Zwei große Ausstellungen im Kunstmuseum Bonn und im Aargauer Kunsthaus widmen sich derzeit der Maske in der Kunst der Gegenwart und ihrer paradoxen Funktion des Zeigens und Verbergens. Das Motiv der Maske ist auch im Werk Fritz Griebels präsent. Es taucht zuerst im Scherenschnitt Mitte der 1920er-Jahre auf. Es ist vor allem die griechisch-römische Theatermaske als Element seiner Stillleben, die ihn beschäftigte.
Die griechische Theatermaske umschloss den gesamten Kopf und war mit einer Frisur versehen. Es kam weniger auf das Sehen als auf das Reden an, wurde doch der Schauspieler griechisch hypkrités genannt, ein Sprecher im Dialog, ein ,Antworter‘. Die Römer nannten die Theatermaske folglich persona, das heißt ein Ding, durch das etwas hindurchtönt, nämlich die Stimme des Schauspielers beziehungsweise die Worte des Dichters.
Der Einsatz von Masken hatte praktische Gründe: Die Maske ermöglichte einen schnellenRollenwechsel. Denn sämtliche Rollen wurden von Männern gespielt, und in Athen wurden Theaterstücke als Agon, im Wettstreit, aufgeführt. Zunächst bewältigte nur ein Schauspieler ein Stück, bis Sophokles (497–406 v. Chr.) schließlich drei einführte.
Obwohl die Theatermasken den ganzen Kopf verhüllten, nannten die Griechen sie prospon, Antlitz oder Gesicht. Wie
kam es dazu? Die Theatervorführungen und später die griechischen Tragödien von Aischylos (525–456 v. Chr.) und Sophokles haben ihren Ursprung im Kult des Dionysios Eleuthereus, Gott des Weines, der Ekstase und des Wahnsinns.

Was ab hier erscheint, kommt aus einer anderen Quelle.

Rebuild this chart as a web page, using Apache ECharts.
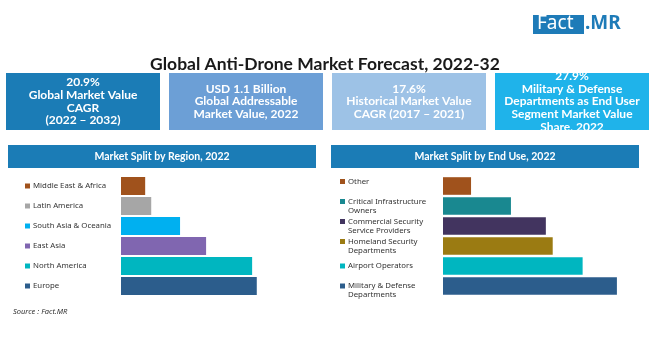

Ihm wurde ein Heiligtum am Dionysostheater erreichtet, auf dessen Bühne während des Dionysosfestes kultische Gesangs-, Tanz- und Opferriten aufgeführt wurden. Theater wurde nicht nur im Heiligtum an der Akropolis gespielt, sondern auch in den einzelnen Landgemeinden von Attika. Dort stellte man jeweils ein eigenes Kultbild, eine Säule mit dem bärtigen Antlitz des Gottes, auf. Die Geburt der Tragödie war, als der erste Schauspieler den Gott spielte mit einer Nachbildung des Antlitzes vom Kultbild aus stuckiertem
Leinen.
Fritz Griebels surreales Stillleben zeigt zwei schwebende Theatermasken, zwischen denen eine antikisierende Vase steht. Ein weiteres Gefäß und ein Trinkbecher sind jeweils unter den Masken drapiert. Grüne Blätter – neben den hellblauen Schattenpartien einzige farbliche Akzente –, sind auf der Bildfläche verteilt.

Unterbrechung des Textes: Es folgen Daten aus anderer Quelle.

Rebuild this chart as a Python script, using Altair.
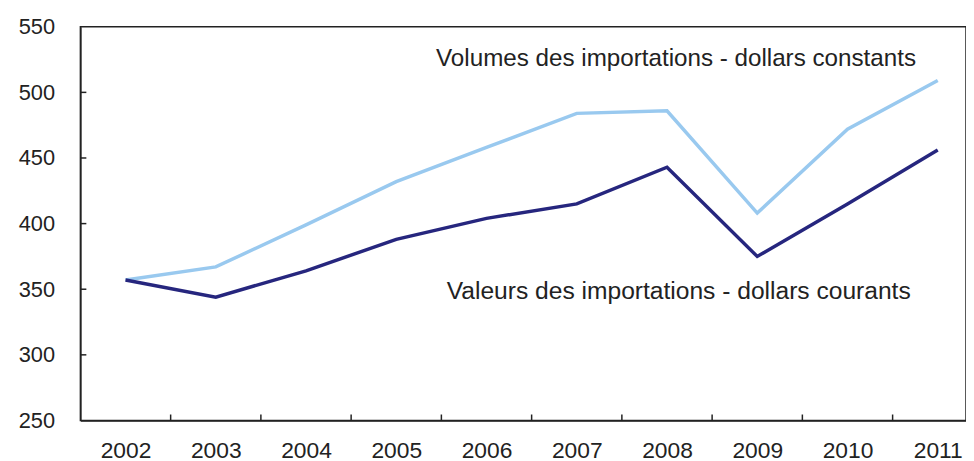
import altair as alt
import pandas as pd

years = [2002, 2003, 2004, 2005, 2006, 2007, 2008, 2009, 2010, 2011]
volumes = [357, 367, 399, 432, 458, 484, 486, 408, 472, 509]
valeurs = [357, 344, 364, 388, 404, 415, 443, 375, 415, 456]
series_names = ["Volumes des importations - dollars constants",
                "Valeurs des importations - dollars courants"]
series_colors = ["#99c9ef", "#26267e"]
y_ticks = [250, 300, 350, 400, 450, 500, 550]
x_tick_marks = [2002.5, 2003.5, 2004.5, 2005.5, 2006.5, 2007.5, 2008.5, 2009.5, 2010.5]
y_tick_marks = [300, 350, 400, 450, 500]

FONT = "Liberation Sans"
W, H = 893, 397

df = pd.DataFrame({
    "year": years * 2,
    "value": volumes + valeurs,
    "series": [series_names[0]] * len(years) + [series_names[1]] * len(years),
})

xscale = alt.Scale(domain=[2001.5, 2011.5], range=[0, 910], nice=False, zero=False)
yscale = alt.Scale(domain=[250, 550], nice=False, zero=False)

lines = alt.Chart(df).mark_line(strokeWidth=3.5).encode(
    x=alt.X("year:Q", scale=xscale,
            axis=alt.Axis(values=years, format="d", title=None, ticks=False,
                          labelPadding=19, labelFontSize=23, grid=False)),
    y=alt.Y("value:Q", scale=yscale,
            axis=alt.Axis(values=y_ticks, title=None, ticks=False,
                          labelPadding=26, labelFontSize=22, grid=False)),
    color=alt.Color("series:N", scale=alt.Scale(domain=series_names, range=series_colors),
                    legend=None),
    detail="series:N",
)

xt = alt.Chart(pd.DataFrame({"t": x_tick_marks})).mark_rule(color="#222", strokeWidth=1.5).encode(
    x=alt.X("t:Q", scale=xscale),
    y=alt.value(H - 6),
    y2=alt.value(H),
)
yt = alt.Chart(pd.DataFrame({"t": y_tick_marks})).mark_rule(color="#222", strokeWidth=1.5).encode(
    y=alt.Y("t:Q", scale=yscale),
    x=alt.value(0),
    x2=alt.value(6),
)

ann_df = pd.DataFrame({"label": series_names})
ann1 = alt.Chart(ann_df.iloc[[0]]).mark_text(
    font=FONT, fontSize=24.4, color="#222", align="center", baseline="middle"
).encode(x=alt.datum(2008.1), y=alt.datum(525.5), text="label:N")
ann2 = alt.Chart(ann_df.iloc[[1]]).mark_text(
    font=FONT, fontSize=24.8, color="#222", align="center", baseline="middle"
).encode(x=alt.datum(2008.13), y=alt.datum(347.5), text="label:N")

chart = alt.layer(lines, xt, yt, ann1, ann2).properties(
    width=W, height=H,
    autosize=alt.AutoSizeParams(type="none"),
    padding={"left": 73, "top": 17, "right": 0, "bottom": 42},
).configure_view(
    stroke="#222", strokeWidth=1.5
).configure_axis(
    labelFont=FONT, labelColor="#222", domainColor="#222", domainWidth=1.5,
)

chart.save("out.html", embed_options={"renderer": "svg", "actions": False})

Alle Bildelemente sind dicht miteinander verbunden und fast spiegelaxial angeordnet. Während die stilisierte Maske mit geöffnetem Mund und den leeren dunklen Augenhöhlen im Typus eines Gargoyle (Wasserspeier) gestaltet ist, ist der Ausdruck der anderen Maske ernst und melancholisch. Mit ihren dunklen Haaren und den Augen erweckt sie den Eindruck eines tatsächlichen Gesichtes. Beide Masken sind tragische.
Können die Gefäße, in welchen sich vormals Wein befunden haben könnte, sowie die Theatermasken Zeugnis für den Dionysoskult sein, so ist aber auch eine sozio-politische Lesart möglich: In Anbetracht der zeitlichen Datierung der Zeichnung in die 1930er-Jahre, ist es durchaus möglich, dass der junge Künstler hier ein zeitgenössisches Statement über die politische Lage unternahm. Mit Schrecken und Traurigkeit scheinen die Masken in eine ungewisse Zukunft zu blicken. Der Einzelne verbirgt sich hinter einer Maske, die sein Ich verhüllt. Es ist eine Maske der Täuschung.